Some schools there are looking to clean energy – specifically the sun – to boost the education of students. One such institution is Malika Higher Secondary School, where solar power is helping to transform the educational experience of young people.
"It used to be very difficult for us to teach children when there was no light," Udaya Bahadur Khatri, headmaster of the school, told CNBC's Sustainable Energy. "We were not able to use visual methods to teach the children, except in the day time," Khatri added.
The installation of solar panels has had a significant impact. "Now we are providing evening classes for our students. Our students are able to operate computers and laptops easily," Khatri said.
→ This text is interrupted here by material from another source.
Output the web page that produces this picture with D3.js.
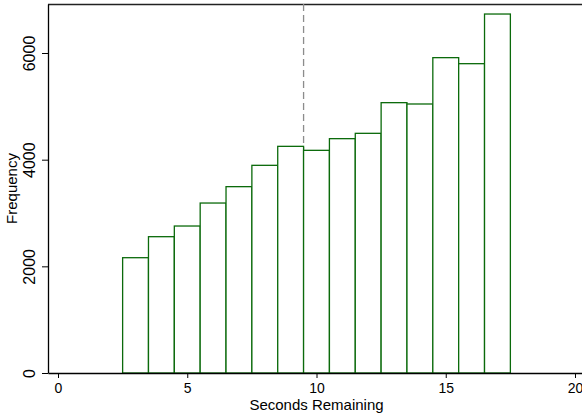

Since the earthquake struck last year, killing more than 8,000 people and injuring over 22,300, efforts have been ongoing to rebuild the areas worse affected.
This has proved to be a challenging process, with everything from logistical issues to a fuel crisis hampering efforts. In April, the Disasters Emergency Committee said that the focus was now on "livelihood restoration to enable self-sufficiency and supporting shelter reconstruction."
It is not only in education that solar power is helping to transform lives. Earlier this year, Sustainable Energy looked at the work being done by SunSaluter in India.
There, the non-profit has developed a "solar panel rotator" which follows the sun during daylight hours, boosting efficiency and producing clean drinking water simultaneously.
Back in the field of education and learning, the importance of a reliable electricity supply is deemed to be crucial.
"Education and energy are critical for sustainable development overall," Bahareh Seyedi, from the United Nations Development Programme (UNDP), told Sustainable Energy. The UNDP works in around 170 countries and territories and aims to eradicate poverty and reduce inequality and exclusion.
"The importance of education in expanding opportunities for jobs, for growth, for overall wellbeing is well recognised and obvious."
"But what is not talked about as often is how energy impacts education and why is it so critical to invest in sustainable energy and education for sustainable energy."
Access to electricity enables students to study beyond daylight hours, Seyedi said, and helps broaden opportunities for whole communities.
"Teachers have the means to improve the quality of the teaching by using audio visual equipment or information technology devices like computers and internet," she said.
"There's also other evidence that shows in electrified schools there is a higher attendance rate and better opportunities to retain qualified staff," she added.